Find the number of lines in these records where the word "this" appears. Reply with that number and nothing more.
--- BEGIN ---
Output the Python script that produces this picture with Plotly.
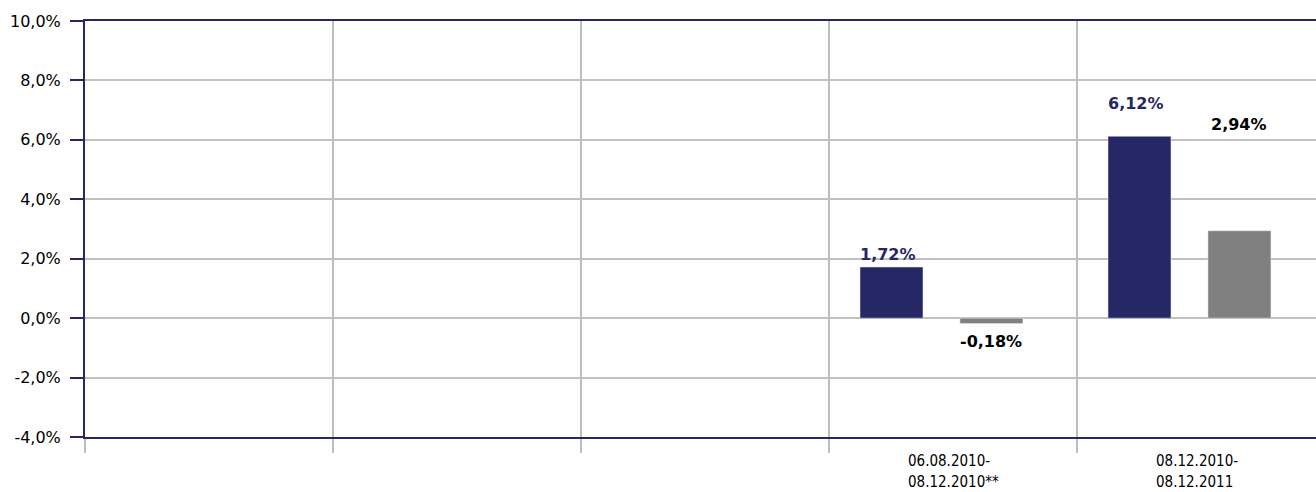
import plotly.graph_objects as go

# ---- data ----
category_pos = [0, 1, 2, 3, 4]
label_line1 = ["", "", "", "06.08.2010-", "08.12.2010-"]
label_line2 = ["", "", "", "08.12.2010**", "08.12.2011"]
series_a = [None, None, None, 1.72, 6.12]   # navy
series_b = [None, None, None, -0.18, 2.94]  # gray
label_a = ["", "", "", "1,72%", "6,12%"]
label_b = ["", "", "", "-0,18%", "2,94%"]
label_a_y = [None, None, None, 2.13, 7.24]
label_b_y = [None, None, None, -0.77, 6.53]
y_ticks = [-4, -2, 0, 2, 4, 6, 8, 10]

NAVY = "#262765"
GRAY = "#808080"
GRID = "#c0c0c0"
FONT = "DejaVu Sans"
FONT_COND = "DejaVu Sans Condensed, DejaVu Sans"

fig = go.Figure()
fig.add_trace(go.Bar(x=category_pos, y=series_a, marker_color=NAVY,
                     width=0.254, offset=-0.375, showlegend=False))
fig.add_trace(go.Bar(x=category_pos, y=series_b, marker_color=GRAY,
                     width=0.254, offset=0.028, showlegend=False))

annotations = []
for i, x in enumerate(category_pos):
    if label_a[i]:
        annotations.append(dict(x=x - 0.262, y=label_a_y[i], xref="x", yref="y",
                                text="<b>" + label_a[i] + "</b>", showarrow=False,
                                font=dict(family=FONT, size=16, color=NAVY)))
    if label_b[i]:
        annotations.append(dict(x=x + 0.153, y=label_b_y[i], xref="x", yref="y",
                                text="<b>" + label_b[i] + "</b>", showarrow=False,
                                font=dict(family=FONT, size=16, color="#000000")))
    if label_line1[i]:
        annotations.append(dict(x=x - 0.185, y=-0.057, xref="x", yref="paper",
                                xanchor="left", yanchor="middle", text=label_line1[i],
                                showarrow=False, borderpad=0,
                                font=dict(family=FONT_COND, size=15, color="#000")))
        annotations.append(dict(x=x - 0.185, y=-0.109, xref="x", yref="paper",
                                xanchor="left", yanchor="middle", text=label_line2[i],
                                showarrow=False, borderpad=0,
                                font=dict(family=FONT_COND, size=15, color="#000")))

fig.update_layout(
    width=1316, height=492,
    margin=dict(l=85, r=0, t=21, b=55),
    plot_bgcolor="white", paper_bgcolor="white",
    barmode="overlay",
    font=dict(family=FONT, size=16, color="#000"),
    annotations=annotations,
    xaxis=dict(
        range=[-0.5, -0.5 + 1231 / 248],
        tickvals=category_pos, ticktext=[""] * len(category_pos),
        showgrid=False, ticks="", zeroline=False,
        showline=True, mirror=True, linecolor=NAVY, linewidth=2,
        minor=dict(tick0=-0.5, dtick=1, ticks="outside", ticklen=14,
                   tickcolor="#bdbdbd", tickwidth=2, showgrid=True,
                   gridcolor="#bdbdbd", gridwidth=2),
    ),
    yaxis=dict(
        range=[-4, 10], tickvals=y_ticks,
        ticktext=[f"{v:.1f}".replace(".", ",") + "%" for v in y_ticks],
        ticks="outside", ticklen=13, tickwidth=2, tickcolor=NAVY,
        ticklabelstandoff=6,
        showgrid=True, gridcolor=GRID, gridwidth=1.5, zeroline=False,
        showline=True, linecolor=NAVY, linewidth=2,
        tickfont=dict(family=FONT, size=16, color="#000"),
    ),
)

fig.write_html("out.html", config={"displayModeBar": False},
               post_script="document.body.style.margin='0';document.body.style.padding='0';document.body.style.overflow='hidden';")
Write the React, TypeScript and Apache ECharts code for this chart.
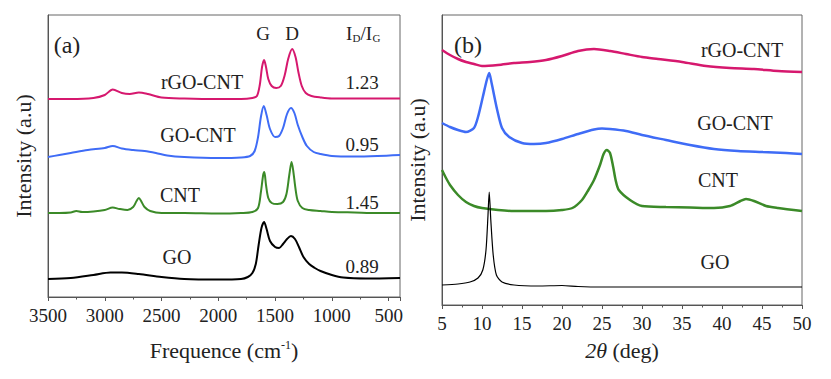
import { useEffect, useRef } from "react";
import * as echarts from "echarts";

// ---------- Panel (a): Raman spectra (Raman shift cm-1, intensity a.u.) ----------
const ramanRGOCNT = [[3500,198],[3300,198],[3100,199],[3000,202],[2930,207.5],[2850,204],[2780,203],[2700,204.5],[2620,203],[2500,199.5],[2300,198.5],[2000,198],[1800,198],[1700,199],[1660,201],[1635,212],[1615,230],[1597,237],[1580,230],[1560,218],[1530,211],[1490,209],[1450,211],[1415,222],[1385,238],[1350,248],[1320,240],[1295,225],[1265,211],[1230,204],[1180,201],[1100,199.5],[1000,198.5],[800,198.5],[600,198.5],[400,198.5]];
const ramanGOCNT = [[3500,140],[3400,142],[3300,144],[3150,147],[3000,149],[2930,151],[2850,148.5],[2750,147],[2650,146],[2550,144],[2450,141.5],[2300,140],[2000,139],[1800,139.5],[1720,141],[1680,146],[1650,160],[1625,180],[1600,191],[1575,182],[1545,168],[1500,160],[1465,161],[1430,169],[1395,183],[1360,189],[1330,184],[1300,172],[1260,160],[1220,151],[1160,145],[1100,143],[1000,141],[800,140.5],[600,141],[400,142]];
const ramanCNT = [[3500,84],[3400,84],[3300,84.5],[3250,86],[3200,85],[3100,85.5],[3000,87],[2930,89.5],[2870,88],[2800,87],[2750,90],[2720,96],[2700,99],[2680,96],[2650,90],[2600,86],[2500,84],[2300,84],[2000,83.5],[1800,84],[1700,85],[1650,89],[1625,105],[1605,122],[1595,125],[1580,112],[1560,99],[1530,94],[1480,93],[1430,95],[1400,103],[1375,122],[1355,135],[1340,126],[1320,108],[1300,96],[1260,89],[1200,87],[1100,86],[1000,85],[800,84.5],[600,84],[400,84]];
const ramanGO = [[3500,18],[3300,19],[3100,22],[2950,24.5],[2850,24.5],[2700,23],[2500,20],[2300,18],[2000,17.5],[1800,18],[1740,20],[1700,24],[1670,33],[1645,52],[1620,69],[1597,75],[1575,68],[1545,56],[1500,50],[1465,49],[1430,53],[1395,58],[1360,61],[1325,58],[1290,50],[1250,40],[1200,33],[1150,29],[1100,26],[1000,22],[900,19.5],[700,18.5],[400,19]];

// ---------- Panel (b): XRD patterns (2theta deg, intensity a.u.) ----------
const xrdRGOCNT = [[5,255],[6,250],[7,246],[8,243],[9,241],[10,239],[12,240],[14,242],[16,243],[18,245],[20,249],[22,254],[24,256],[26,254],[28,251],[30,248],[32,246],[35,243],[38,239],[41,237],[44,236],[47,234],[50,233]];
const xrdGOCNT = [[5,182],[6,178],[7,175],[8,173],[9,177],[9.5,188],[10.1,208],[10.6,225],[10.9,232],[11.2,222],[11.9,195],[12.5,177],[13.4,168],[15,162],[16.5,161],[18,162],[20,166],[22,171],[24,175.5],[25,176.5],[26,176],[28,174],[30,170],[33,165],[36,160],[39,156],[42,154],[45,153],[48,152],[50,151]];
const xrdCNT = [[5,135],[5.5,127],[6,120],[7,110],[8,103],[9,99],[10,97],[12,95],[14,94],[16,94],[18,94],[20,95],[21.3,97],[22.5,105],[23.3,115],[24,125],[24.75,140],[25.2,151],[25.6,155],[26,152],[26.4,138],[26.7,125],[27.1,115],[28.5,105],[30,99],[33,98],[36,97.5],[39,97],[41,99],[42.3,104],[43,106],[44,104],[45.5,99],[47,97],[50,94]];
const xrdGO = [[5,20],[7,21],[8.5,23],[9.5,27],[10.1,35],[10.5,55],[10.75,90],[10.9,113],[11.1,85],[11.4,50],[11.8,30],[12.5,23],[14,20],[17,19],[20,19.5],[22,18.5],[25,18],[35,18],[50,18]];

const sampleNames = ["rGO-CNT", "GO-CNT", "CNT", "GO"];
const idigRatios = ["1.23", "0.95", "1.45", "0.89"];
const peakNames = ["G", "D"];
const panelTags = ["(a)", "(b)"];

const FONT = '"Liberation Serif", "Times New Roman", serif';
const COLORS = ["#d6186e", "#3f6cf6", "#3b8a28", "#000000"];
const TXT = "#222222";

export default function App() {
  const ref = useRef<HTMLDivElement>(null);

  useEffect(() => {
    if (!ref.current) return;
    const chart = echarts.init(ref.current, null, { renderer: "svg" });

    const axisCommonX = {
      type: "value",
      splitLine: { show: false },
      axisLine: { show: true, lineStyle: { color: "#555", width: 1 } },
      axisTick: { show: true, inside: false, length: 4, lineStyle: { color: "#555" } },
      minorTick: { show: true, splitNumber: 2, length: 2.5, lineStyle: { color: "#555" } },
      axisLabel: { fontFamily: FONT, fontSize: 19, color: TXT, margin: 9, formatter: (v: number) => String(v) },
      nameLocation: "middle",
    };
    const axisCommonY = {
      type: "value",
      splitLine: { show: false },
      axisLine: { show: true, lineStyle: { color: "#555", width: 1 } },
      axisTick: { show: false },
      axisLabel: { show: false },
      name: "Intensity (a.u)",
      nameLocation: "middle",
      nameTextStyle: { fontFamily: FONT, fontSize: 22, color: TXT },
    };

    const txt = (text: string, x: number, y: number, size: number, align = "center") => ({
      type: "text",
      x,
      y,
      style: {
        text,
        fontFamily: FONT,
        fontSize: size,
        fill: TXT,
        align,
        verticalAlign: "middle",
      },
    });

    const ramanSeries = [ramanRGOCNT, ramanGOCNT, ramanCNT, ramanGO];
    const xrdSeries = [xrdRGOCNT, xrdGOCNT, xrdCNT, xrdGO];

    const series: any[] = [];
    ramanSeries.forEach((d, i) =>
      series.push({
        type: "line",
        name: "Raman " + sampleNames[i],
        xAxisIndex: 0,
        yAxisIndex: 0,
        data: d,
        showSymbol: false,
        smooth: 0.3,
        lineStyle: { color: COLORS[i], width: 2 },
      })
    );
    xrdSeries.forEach((d, i) =>
      series.push({
        type: "line",
        name: "XRD " + sampleNames[i],
        xAxisIndex: 1,
        yAxisIndex: 1,
        data: d,
        showSymbol: false,
        smooth: 0.25,
        lineStyle: { color: COLORS[i], width: i === 3 ? 1.2 : 2.5 },
      })
    );

    chart.setOption({
      animation: false,
      backgroundColor: "#ffffff",
      grid: [
        { left: 48, right: 431, top: 15, bottom: 82, show: true, borderColor: "#666", borderWidth: 1, backgroundColor: "transparent" },
        { left: 442, right: 29, top: 15, bottom: 74, show: true, borderColor: "#666", borderWidth: 1, backgroundColor: "transparent" },
      ],
      xAxis: [
        {
          ...axisCommonX,
          gridIndex: 0,
          min: 400,
          max: 3500,
          inverse: true,
          axisLabel: { ...axisCommonX.axisLabel, showMinLabel: false },
          name: "Frequence (cm{sup|-1})",
          nameGap: 42,
          nameTextStyle: {
            fontFamily: FONT,
            fontSize: 22,
            color: TXT,
            rich: { sup: { fontFamily: FONT, fontSize: 12, color: TXT, verticalAlign: "top" } },
          },
        },
        {
          ...axisCommonX,
          gridIndex: 1,
          min: 5,
          max: 50,
          interval: 5,
          name: "{it|2θ} (deg)",
          nameGap: 34,
          nameTextStyle: {
            fontFamily: FONT,
            fontSize: 22,
            color: TXT,
            rich: { it: { fontFamily: FONT, fontSize: 22, fontStyle: "italic", color: TXT } },
          },
        },
      ],
      yAxis: [
        { ...axisCommonY, gridIndex: 0, min: 0, max: 282, nameGap: 14 },
        { ...axisCommonY, gridIndex: 1, min: 0, max: 290, nameGap: 14 },
      ],
      series,
      graphic: [
        txt(panelTags[0], 67, 45, 24),
        txt(panelTags[1], 468, 45, 24),
        txt(peakNames[0], 263, 33, 19),
        txt(peakNames[1], 292, 33, 19),
        // I_D / I_G with subscripts
        txt("I", 346, 33, 19, "left"),
        txt("D", 352.5, 38, 11, "left"),
        txt("/I", 360.5, 33, 19, "left"),
        txt("G", 372.5, 38, 11, "left"),
        txt(sampleNames[0], 202, 82, 20),
        txt(sampleNames[1], 198, 135, 20),
        txt(sampleNames[2], 180, 195, 20),
        txt(sampleNames[3], 177, 257, 20),
        txt(idigRatios[0], 362, 82, 19),
        txt(idigRatios[1], 362, 144, 19),
        txt(idigRatios[2], 362, 202, 19),
        txt(idigRatios[3], 362, 266, 19),
        txt(sampleNames[0], 742, 50, 20),
        txt(sampleNames[1], 735, 123, 20),
        txt(sampleNames[2], 718, 180, 20),
        txt(sampleNames[3], 715, 262, 20),
      ],
    });

    return () => chart.dispose();
  }, []);

  return (
    <div
      ref={ref}
      style={{ position: "fixed", left: 0, top: 0, width: 831, height: 379, background: "#fff" }}
    />
  );
}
--- END ---
The reply: 2